- _TASK DETAILS_:
Give back the full listing verbatim, apart from its images.

- _DATA SHOWN_:
====================

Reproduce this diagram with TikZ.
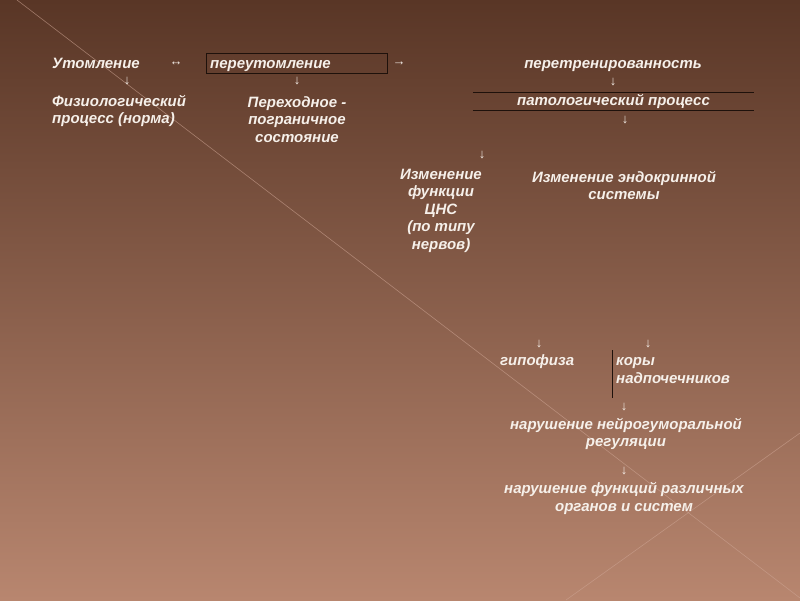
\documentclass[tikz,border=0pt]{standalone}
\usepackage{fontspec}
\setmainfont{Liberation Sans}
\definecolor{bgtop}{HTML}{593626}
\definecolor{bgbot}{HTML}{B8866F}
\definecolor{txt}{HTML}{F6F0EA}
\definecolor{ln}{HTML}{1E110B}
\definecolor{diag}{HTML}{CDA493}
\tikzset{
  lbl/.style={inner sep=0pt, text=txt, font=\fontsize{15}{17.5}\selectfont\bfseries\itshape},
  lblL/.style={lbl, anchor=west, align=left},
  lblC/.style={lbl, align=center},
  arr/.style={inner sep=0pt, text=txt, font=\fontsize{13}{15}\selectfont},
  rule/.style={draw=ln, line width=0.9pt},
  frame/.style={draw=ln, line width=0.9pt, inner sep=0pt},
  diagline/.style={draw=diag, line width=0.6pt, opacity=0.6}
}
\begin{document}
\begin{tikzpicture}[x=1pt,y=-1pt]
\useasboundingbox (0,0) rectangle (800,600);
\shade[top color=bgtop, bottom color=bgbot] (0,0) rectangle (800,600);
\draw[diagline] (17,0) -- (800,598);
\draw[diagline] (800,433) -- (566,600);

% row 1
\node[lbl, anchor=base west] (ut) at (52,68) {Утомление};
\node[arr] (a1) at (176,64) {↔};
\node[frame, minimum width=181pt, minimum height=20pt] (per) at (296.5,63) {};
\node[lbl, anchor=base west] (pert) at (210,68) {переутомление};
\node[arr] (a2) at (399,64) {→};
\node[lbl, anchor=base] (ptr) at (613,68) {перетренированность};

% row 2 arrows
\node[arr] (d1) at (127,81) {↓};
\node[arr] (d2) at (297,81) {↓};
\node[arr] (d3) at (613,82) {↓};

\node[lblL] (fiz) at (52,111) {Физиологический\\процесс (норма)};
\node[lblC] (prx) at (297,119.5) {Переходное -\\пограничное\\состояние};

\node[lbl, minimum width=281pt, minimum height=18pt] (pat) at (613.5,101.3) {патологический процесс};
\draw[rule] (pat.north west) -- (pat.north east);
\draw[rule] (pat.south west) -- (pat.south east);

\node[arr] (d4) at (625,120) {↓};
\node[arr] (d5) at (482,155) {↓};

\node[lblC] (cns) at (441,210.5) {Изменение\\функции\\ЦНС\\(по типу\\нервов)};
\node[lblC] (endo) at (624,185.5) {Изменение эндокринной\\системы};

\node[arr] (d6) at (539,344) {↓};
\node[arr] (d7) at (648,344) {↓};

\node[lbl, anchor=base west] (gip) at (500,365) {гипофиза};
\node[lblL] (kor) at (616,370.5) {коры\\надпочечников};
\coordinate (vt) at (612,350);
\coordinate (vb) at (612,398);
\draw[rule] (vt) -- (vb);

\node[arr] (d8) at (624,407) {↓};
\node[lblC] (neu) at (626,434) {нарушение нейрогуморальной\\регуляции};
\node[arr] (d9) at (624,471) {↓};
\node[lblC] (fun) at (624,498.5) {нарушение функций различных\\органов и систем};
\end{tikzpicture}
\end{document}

====================

- _SOLUTION_:
Reproduce this diagram with TikZ.
\documentclass[tikz,border=0pt]{standalone}
\usepackage{fontspec}
\setmainfont{Liberation Sans}
\definecolor{bgtop}{HTML}{593626}
\definecolor{bgbot}{HTML}{B8866F}
\definecolor{txt}{HTML}{F6F0EA}
\definecolor{ln}{HTML}{1E110B}
\definecolor{diag}{HTML}{CDA493}
\tikzset{
  lbl/.style={inner sep=0pt, text=txt, font=\fontsize{15}{17.5}\selectfont\bfseries\itshape},
  lblL/.style={lbl, anchor=west, align=left},
  lblC/.style={lbl, align=center},
  arr/.style={inner sep=0pt, text=txt, font=\fontsize{13}{15}\selectfont},
  rule/.style={draw=ln, line width=0.9pt},
  frame/.style={draw=ln, line width=0.9pt, inner sep=0pt},
  diagline/.style={draw=diag, line width=0.6pt, opacity=0.6}
}
\begin{document}
\begin{tikzpicture}[x=1pt,y=-1pt]
\useasboundingbox (0,0) rectangle (800,600);
\shade[top color=bgtop, bottom color=bgbot] (0,0) rectangle (800,600);
\draw[diagline] (17,0) -- (800,598);
\draw[diagline] (800,433) -- (566,600);

% row 1
\node[lbl, anchor=base west] (ut) at (52,68) {Утомление};
\node[arr] (a1) at (176,64) {↔};
\node[frame, minimum width=181pt, minimum height=20pt] (per) at (296.5,63) {};
\node[lbl, anchor=base west] (pert) at (210,68) {переутомление};
\node[arr] (a2) at (399,64) {→};
\node[lbl, anchor=base] (ptr) at (613,68) {перетренированность};

% row 2 arrows
\node[arr] (d1) at (127,81) {↓};
\node[arr] (d2) at (297,81) {↓};
\node[arr] (d3) at (613,82) {↓};

\node[lblL] (fiz) at (52,111) {Физиологический\\процесс (норма)};
\node[lblC] (prx) at (297,119.5) {Переходное -\\пограничное\\состояние};

\node[lbl, minimum width=281pt, minimum height=18pt] (pat) at (613.5,101.3) {патологический процесс};
\draw[rule] (pat.north west) -- (pat.north east);
\draw[rule] (pat.south west) -- (pat.south east);

\node[arr] (d4) at (625,120) {↓};
\node[arr] (d5) at (482,155) {↓};

\node[lblC] (cns) at (441,210.5) {Изменение\\функции\\ЦНС\\(по типу\\нервов)};
\node[lblC] (endo) at (624,185.5) {Изменение эндокринной\\системы};

\node[arr] (d6) at (539,344) {↓};
\node[arr] (d7) at (648,344) {↓};

\node[lbl, anchor=base west] (gip) at (500,365) {гипофиза};
\node[lblL] (kor) at (616,370.5) {коры\\надпочечников};
\coordinate (vt) at (612,350);
\coordinate (vb) at (612,398);
\draw[rule] (vt) -- (vb);

\node[arr] (d8) at (624,407) {↓};
\node[lblC] (neu) at (626,434) {нарушение нейрогуморальной\\регуляции};
\node[arr] (d9) at (624,471) {↓};
\node[lblC] (fun) at (624,498.5) {нарушение функций различных\\органов и систем};
\end{tikzpicture}
\end{document}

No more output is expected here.